At London's big demonstration on 13 October it became quite clear that this was not just a demonstration for peace. It was more a strange mixture of demonstrations for (or more likely against) all kinds of things: agreeing only on opposition to the bombing of Afghanistan (although some participants would probably have been happy about bombing many other targets, as long as the perpetrator wasn't the US or NATO). When we look at this issue globally, we need to be even more careful, as not every “anti”-war demonstration is really against war.
As war resisters, we need to emphasise and highlight the basic principles of opposing war: that our opposition cannot be relative or one-sided, and that we need to oppose all wars, and maintain the struggle for the removal of all causes of war. We can use the rich experience of over 80 years of War Resisters' International, while at the same time acknowledging that we probably have more questions than answers.
We need to take ourselves seriously when we state that “Confronted by President George W Bush with the choice: “If you are not with us, you are with the terrorists”, we choose a third option: nonviolence.” This includes dealing with our anger, and not turning it into hatred against the US, or whoever, and developing more creative responses. We not only need to oppose, we should also be able to resist.
From protest to resistance
Protest in itself is not enough - on two levels. On the one hand we need to ask ourselves about the relevance of protest as a sole means of registering opposition - of nice demonstrations through our cities and petitions to the power-holders - when at the same time the military machine continues to work smoothly and undisturbed.

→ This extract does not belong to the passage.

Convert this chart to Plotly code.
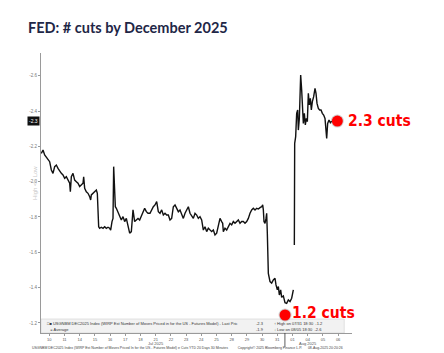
import plotly.graph_objects as go

# trading-day index (0 = Jul 10, 2025) and number of moves priced (negative = cuts)
day_index = [
    -0.524, -0.414, -0.305, -0.086, 0.024, 0.134, 0.243, 0.353, 0.463, 0.572,
    0.682, 0.792, 0.901, 1.011, 1.121, 1.230, 1.340, 1.384, 1.450, 1.559,
    1.669, 1.779, 1.888, 1.998, 2.107, 2.217, 2.261, 2.327, 2.436, 2.546,
    2.656, 2.721, 2.765, 2.875, 2.985, 3.094, 3.160, 3.204, 3.248, 3.314,
    3.423, 3.533, 3.643, 3.752, 3.862, 3.971, 4.037, 4.125, 4.191, 4.235,
    4.279, 4.344, 4.410, 4.520, 4.629, 4.739, 4.849, 4.958, 5.068, 5.178,
    5.287, 5.397, 5.463, 5.507, 5.616, 5.726, 5.836, 5.945, 6.055, 6.164,
    6.274, 6.384, 6.493, 6.625, 6.735, 6.844, 6.954, 7.064, 7.173, 7.283,
    7.393, 7.502, 7.612, 7.721, 7.831, 7.941, 8.050, 8.160, 8.270, 8.379,
    8.489, 8.599, 8.708, 8.818, 8.928, 9.037, 9.147, 9.257, 9.366, 9.476,
    9.586, 9.695, 9.805, 9.914, 10.024, 10.134, 10.243, 10.353, 10.463, 10.572,
    10.682, 10.792, 10.901, 11.011, 11.121, 11.230, 11.340, 11.406, 11.450, 11.559,
    11.669, 11.779, 11.888, 11.998, 12.107, 12.217, 12.327, 12.436, 12.546, 12.656,
    12.765, 12.875, 12.985, 13.094, 13.204, 13.314, 13.423, 13.533, 13.643, 13.752,
    13.862, 13.971, 14.037, 14.081, 14.125, 14.191, 14.257, 14.300, 14.344, 14.410,
    14.520, 14.629, 14.739, 14.849, 14.914, 15.002, 15.068, 15.134, 15.221, 15.287,
    15.397, 15.507, 15.616, 15.726, 15.836, 15.945, 16.055, 16.090, 16.121, 16.143,
    16.208, 16.274, 16.340, 16.384, 16.450, 16.493, 16.537, 16.603, 16.669, 16.713,
    16.779, 16.844, 16.910, 16.976, 17.042, 17.107, 17.173, 17.239, 17.305, 17.392,
    17.480, 17.546, 17.612, 17.700, 17.787, 17.875, 17.963, 18.050, 18.138, 18.204,
    18.248, 18.313, 18.401, 18.489, 18.577,
]
moves_priced = [
    -2.160, -2.179, -2.151, -2.123, -2.113, -2.066, -2.047, -2.085, -2.094, -2.075,
    -2.057, -2.047, -2.038, -2.019, -2.028, -2.009, -1.991, -1.943, -2.028, -2.047,
    -2.009, -2.000, -1.991, -1.972, -1.981, -1.991, -2.028, -1.962, -1.943, -1.934,
    -1.915, -1.896, -1.925, -1.934, -1.943, -1.953, -1.934, -1.830, -1.745, -1.736,
    -1.742, -1.736, -1.745, -1.736, -1.742, -1.736, -1.726, -1.774, -1.792, -2.085,
    -1.934, -1.858, -1.849, -1.830, -1.802, -1.783, -1.802, -1.774, -1.792, -1.745,
    -1.708, -1.717, -1.783, -1.840, -1.774, -1.783, -1.792, -1.783, -1.802, -1.830,
    -1.849, -1.830, -1.821, -1.821, -1.840, -1.858, -1.868, -1.887, -1.830, -1.821,
    -1.840, -1.811, -1.821, -1.811, -1.811, -1.783, -1.792, -1.858, -1.868, -1.849,
    -1.830, -1.840, -1.811, -1.792, -1.821, -1.840, -1.858, -1.821, -1.802, -1.792,
    -1.821, -1.811, -1.792, -1.802, -1.783, -1.726, -1.745, -1.717, -1.736, -1.726,
    -1.717, -1.726, -1.698, -1.708, -1.755, -1.792, -1.774, -1.764, -1.717, -1.736,
    -1.726, -1.745, -1.764, -1.755, -1.774, -1.764, -1.774, -1.783, -1.764, -1.774,
    -1.774, -1.764, -1.774, -1.792, -1.821, -1.840, -1.849, -1.840, -1.849, -1.845,
    -1.853, -1.858, -1.868, -1.840, -1.774, -1.764, -1.792, -1.821, -1.708, -1.481,
    -1.434, -1.425, -1.443, -1.453, -1.415, -1.387, -1.406, -1.358, -1.387, -1.345,
    -1.353, -1.315, -1.311, -1.330, -1.321, -1.340, -1.387, None, -1.642, -2.217,
    -2.255, -2.387, -2.406, -2.292, -2.358, -2.538, -2.604, -2.519, -2.358, -2.330,
    -2.387, -2.321, -2.358, -2.340, -2.500, -2.434, -2.472, -2.406, -2.453, -2.481,
    -2.528, -2.500, -2.443, -2.415, -2.406, -2.406, -2.387, -2.377, -2.358, -2.302,
    -2.245, -2.330, -2.349, -2.334, -2.343,
]

tick_days = list(range(20))
tick_labels = ["10", "11", "14", "15", "16", "17", "18", "21", "22", "23",
               "24", "25", "28", "29", "30", "31", "01", "04", "05", "06"]
month_days = [7, 17]
month_labels = ["Jul 2025", "Aug 2025"]
y_ticks = [-2.6, -2.4, -2.2, -2.0, -1.8, -1.6, -1.4, -1.2]

callout_x = [18.95, 15.51]
callout_y = [-2.343, -1.245]
callout_text = ["2.3 cuts", "1.2 cuts"]

fig = go.Figure()
fig.add_trace(go.Scatter(
    x=day_index, y=moves_priced, mode="lines",
    line=dict(color="#111111", width=1.4), connectgaps=False,
    hoverinfo="skip", showlegend=False))
# soft shadow behind the red dots
fig.add_trace(go.Scatter(
    x=callout_x, y=callout_y, mode="markers",
    marker=dict(color="rgba(0,0,0,0.18)", size=13, line=dict(width=0)),
    showlegend=False, hoverinfo="skip"))
fig.add_trace(go.Scatter(
    x=callout_x, y=callout_y, mode="markers",
    marker=dict(color="#ff0000", size=11, line=dict(width=0)),
    showlegend=False, hoverinfo="skip"))

red_font = dict(family="Liberation Sans Narrow, DejaVu Sans Condensed, Arial", size=15.5, color="#ff0000")
annos = []
# callout labels
annos.append(dict(x=callout_x[0], y=callout_y[0], xref="x", yref="y",
                  text="<b>" + callout_text[0] + "</b>", showarrow=False,
                  xanchor="left", yanchor="middle", xshift=9, yshift=0, font=red_font))
annos.append(dict(x=callout_x[1], y=callout_y[1], xref="x", yref="y",
                  text="<b>" + callout_text[1] + "</b>", showarrow=False,
                  xanchor="left", yanchor="middle", xshift=5, yshift=2, font=red_font))
# month labels
for d, m in zip(month_days, month_labels):
    annos.append(dict(x=d, y=-0.038, xref="x", yref="paper", text=m, showarrow=False,
                      xanchor="center", yanchor="middle",
                      font=dict(family="Liberation Sans", size=4, color="#555555")))
# last value badge
annos.append(dict(x=0, y=moves_priced[-1], xref="paper", yref="y", text="-2.3",
                  showarrow=False, xanchor="right", yanchor="middle", xshift=-1,
                  bgcolor="#111111", borderpad=1,
                  font=dict(family="Liberation Sans", size=5, color="#ffffff")))
# axis note
annos.append(dict(x=-0.019, y=0.536, xref="paper", yref="paper", text="High <> Low",
                  showarrow=False, textangle=-90, xanchor="center", yanchor="middle",
                  font=dict(family="Liberation Sans", size=6, color="#c8c8c8")))
# legend box text
leg_font = dict(family="Liberation Sans", size=4, color="#333333")
annos.append(dict(x=0.012, y=0.0346, xref="paper", yref="paper",
                  text="□■ USGNBM DEC2025 Index (WIRP Est Number of Moves Priced in for the US - Futures Model) - Last Pric",
                  showarrow=False, xanchor="left", yanchor="middle", font=leg_font))
annos.append(dict(x=0.012, y=0.0132, xref="paper", yref="paper", text="   = Average",
                  showarrow=False, xanchor="left", yanchor="middle", font=leg_font))
annos.append(dict(x=0.725, y=0.0346, xref="paper", yref="paper", text="-2.3",
                  showarrow=False, xanchor="right", yanchor="middle", font=leg_font))
annos.append(dict(x=0.725, y=0.0132, xref="paper", yref="paper", text="-1.9",
                  showarrow=False, xanchor="right", yanchor="middle", font=leg_font))
annos.append(dict(x=0.743, y=0.0346, xref="paper", yref="paper", text="↑ High on 07/31 18:30  -1.2",
                  showarrow=False, xanchor="left", yanchor="middle", font=leg_font))
annos.append(dict(x=0.743, y=0.0132, xref="paper", yref="paper", text="↓ Low on 08/05 18:30  -2.6",
                  showarrow=False, xanchor="left", yanchor="middle", font=leg_font))
# footer
annos.append(dict(x=-0.035, y=-0.054, xref="paper", yref="paper",
                  text="USGNBM DEC2025 Index (WIRP Est Number of Moves Priced In for the US - Futures Model) e Cuts YTD 20 Days 30 Minutes"
                       "          Copyright© 2025 Bloomberg Finance L.P.      08-Aug-2025 20:20:26",
                  showarrow=False, xanchor="left", yanchor="middle",
                  font=dict(family="Liberation Sans", size=3.5, color="#444444")))

shapes = [
    dict(type="rect", xref="paper", yref="paper", x0=0, x1=0.975, y0=0.0, y1=0.05,
         fillcolor="#f2f2f2", line=dict(color="#d0d0d0", width=0.6), layer="below"),
    dict(type="line", xref="x", yref="paper", x0=15.5, x1=15.5, y0=0, y1=-0.05,
         line=dict(color="#333333", width=0.8)),
]

fig.update_layout(
    width=444, height=353,
    margin=dict(l=41, r=92, t=53, b=20),
    paper_bgcolor="white", plot_bgcolor="white",
    title=dict(text="<b>FED: # cuts by December 2025</b>", x=28 / 444, xanchor="left",
               y=1 - 28 / 353, yanchor="middle",
               font=dict(family="Lato", size=14.5, color="#1f2747")),
    xaxis=dict(range=[-0.546, 19.914], tickmode="array", tickvals=tick_days, ticktext=tick_labels,
               showgrid=False, zeroline=False, showline=True, linecolor="#9a9a9a", linewidth=1,
               ticks="outside", ticklen=2, tickcolor="#9a9a9a", ticklabelstandoff=0,
               tickfont=dict(family="Liberation Sans", size=4, color="#555555")),
    yaxis=dict(range=[-1.143, -2.7285], tickmode="array", tickvals=y_ticks,
               ticktext=["%.1f" % t for t in y_ticks],
               showgrid=False, zeroline=False, showline=True, linecolor="#9a9a9a", linewidth=1,
               ticks="outside", ticklen=2, tickcolor="#9a9a9a",
               tickfont=dict(family="Liberation Sans", size=4.5, color="#777777")),
    annotations=annos, shapes=shapes, showlegend=False,
)

fig.write_html("out.html")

Times of war should be times of resistance for those opposing war and not just of protest – nonviolent direct action against the military machine, calls for conscientious objection and desertion, and direct support to deserters and draft evaders, times of tax resistance and non-cooperation with what are essentially militarist administrations.

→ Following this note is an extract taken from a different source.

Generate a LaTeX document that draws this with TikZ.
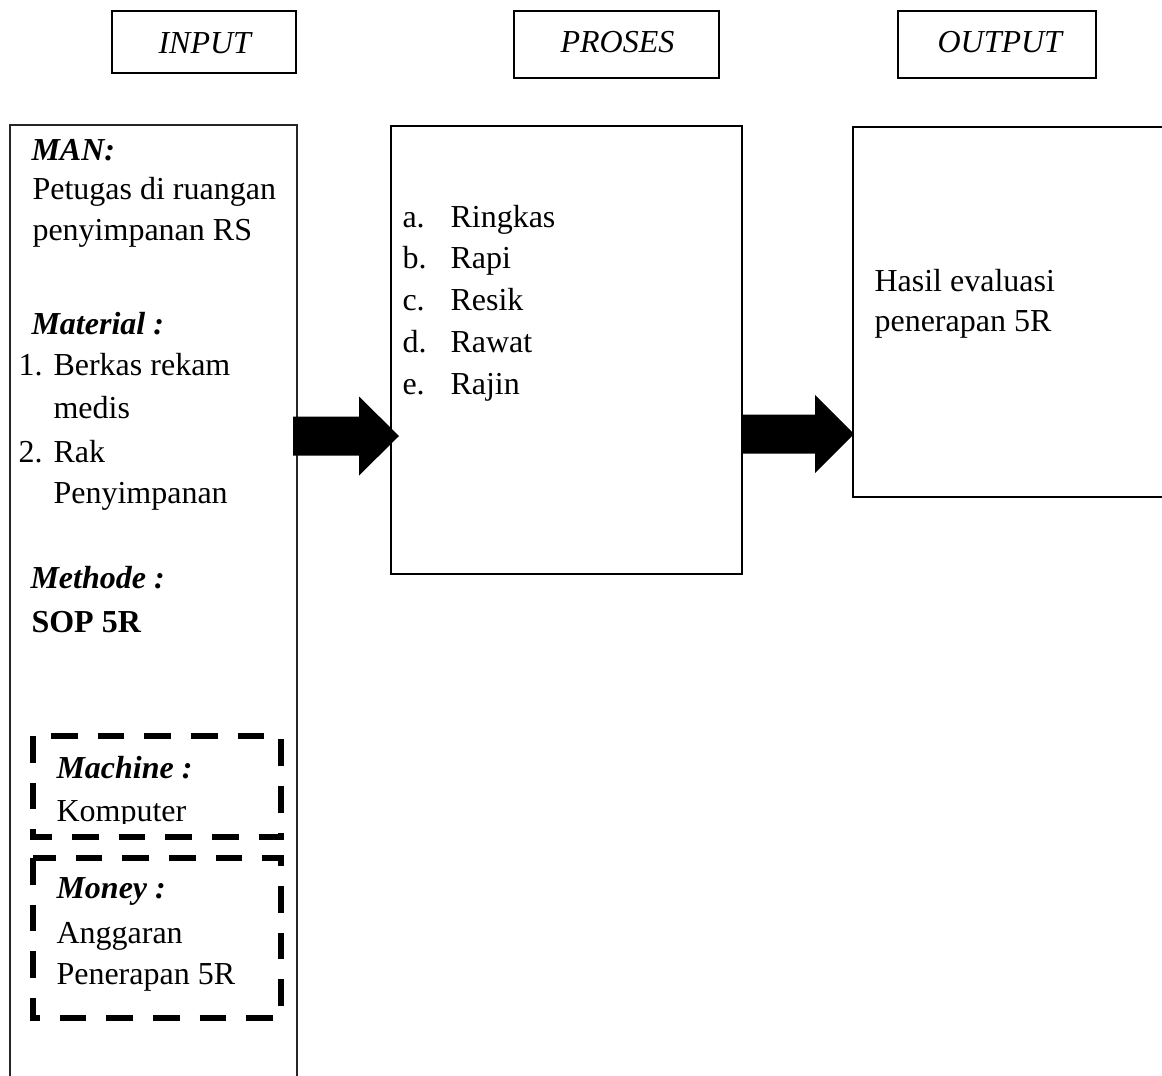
\documentclass[tikz,border=0pt]{standalone}
\usepackage{fontspec}
\setmainfont{Liberation Serif}
\usetikzlibrary{calc}
\begin{document}
\begin{tikzpicture}[x=0.375pt,y=-0.375pt,
  txt/.style={anchor=base west, inner sep=0pt, font=\fontsize{12pt}{14pt}\selectfont},
  bi/.style={txt, font=\fontsize{12pt}{14pt}\selectfont\bfseries\itshape},
  bo/.style={txt, font=\fontsize{12pt}{14pt}\selectfont\bfseries},
  it/.style={txt, font=\fontsize{12pt}{14pt}\selectfont\itshape},
  hdrbox/.style={draw=black, line width=1.1pt},
  midbox/.style={draw=black, line width=0.8pt},
  thinbox/.style={draw=black!85, line width=0.5pt},
  dashbox/.style={draw=black, line width=1.9pt, dash pattern=on 10pt off 7.5pt},
  blockarrow/.style={fill=black, draw=none}]
\useasboundingbox (0,0) rectangle (1162,1075);
\clip (0,0) rectangle (1162,1075);

% header boxes
\draw[hdrbox] (112,11) rectangle (296,73);
\draw[hdrbox] (514,11) rectangle (719,78);
\draw[hdrbox] (898,11) rectangle (1096,78);
\node[it] (hin) at (158,53) {INPUT};
\node[it] (hpr) at (560,52) {PROSES};
\node[it] (hout) at (937,52) {OUTPUT};

% main boxes
\draw[thinbox] (10,125) rectangle (297,1200);
\draw[midbox] (391,126) rectangle (742,574);
\draw[midbox] (853,127) rectangle (1180,497);
\coordinate (inR) at (297,436);
\coordinate (prL) at (391,436);
\coordinate (prR) at (742,434);
\coordinate (outL) at (853,434);

% left box texts
\node[bi] (man) at (31,160) {MAN:};
\node[txt] (man1) at (32,199) {Petugas di ruangan};
\node[txt] (man2) at (32,240) {penyimpanan RS};
\node[bi] (mat) at (31,334) {Material :};
\node[txt] (n1) at (18,375) {1.};
\node[txt] (mat1) at (53,375) {Berkas rekam};
\node[txt] (mat1b) at (53,418) {medis};
\node[txt] (n2) at (18,462) {2.};
\node[txt] (mat2) at (53,462) {Rak};
\node[txt] (mat2b) at (53,503) {Penyimpanan};
\node[bi] (met) at (30,588) {Methode :};
\node[bo] (met1) at (31,632) {SOP 5R};

% machine / money
\node[bi] (mach) at (56,778) {Machine :};
\begin{scope}
  \clip (0,700) rectangle (300,823);
  \node[txt] (mach1) at (56,821) {Komputer};
\end{scope}
\draw[dashbox] (33,736) rectangle (281,837);
\node[bi] (mon) at (56,898) {Money :};
\node[txt] (mon1) at (56,943) {Anggaran};
\node[txt] (mon2) at (56,984) {Penerapan 5R};
\draw[dashbox] (33,858) rectangle (281,1018);

% proses list
\foreach \l/\t/\y [count=\i] in {a./Ringkas/227, b./Rapi/268, c./Resik/310, d./Rawat/352, e./Rajin/394}{
  \node[txt] (pl\i) at (402,\y) {\l};
  \node[txt] (pt\i) at (450,\y) {\t};
}

% output text
\node[txt] (o1) at (874,291) {Hasil evaluasi};
\node[txt] (o2) at (874,331) {penerapan 5R};

% block arrows
\fill[blockarrow] ($(inR)+(-4,-19.5)$) -- ($(prL)+(-32,-19.5)$) -- ($(prL)+(-32,-39.5)$)
  -- ($(prL)+(8,0)$) -- ($(prL)+(-32,39.5)$) -- ($(prL)+(-32,19.5)$)
  -- ($(inR)+(-4,19.5)$) -- cycle;
\fill[blockarrow] ($(prR)+(0,-19.5)$) -- ($(outL)+(-38,-19.5)$) -- ($(outL)+(-38,-39)$)
  -- ($(outL)+(1,0)$) -- ($(outL)+(-38,39)$) -- ($(outL)+(-38,19.5)$)
  -- ($(prR)+(0,19.5)$) -- cycle;
\end{tikzpicture}
\end{document}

One of the most basic principles of nonviolence is that those in power depend on our consent and complicity in order to rule. When, if not now, is the time to make it very clear that this consent doesn’t exist? And how, if not through nonviolent direct action, can we do this?
On the other hand we need to ask ourselves one very important question: what comes after protest (and after resistance)? When this war is over - either because of our resistance, or because the warmongers achieved their aims - what will have changed? Whom do we approach and work with to move on? There are many people who would agree that we live in a world without social justice, but the causes of injustice are in dispute and even what we understand to mean by social justice. Since many people are not even aware that it means different things for different people and cultures, we can be fairly sure that there won't be any!
Ending the causes of war
What we now need to develop is long-term strategies for social justice on a global scale - and long- term strategies to deal with past injustices - not just of 11 September and the present “war on terrorism”, but with the injustice of global capitalism.
Dealing with these injustices needs to include not just talking about the “truth” - perhaps a variety of North-South truth commissions might be one idea to address this - but first and foremost to stop these injustices from continuing. It means a radical change.
Otherwise the end of the “war on terrorism” - whenever it may be - will merely be the beginning of a new “pre-war” period.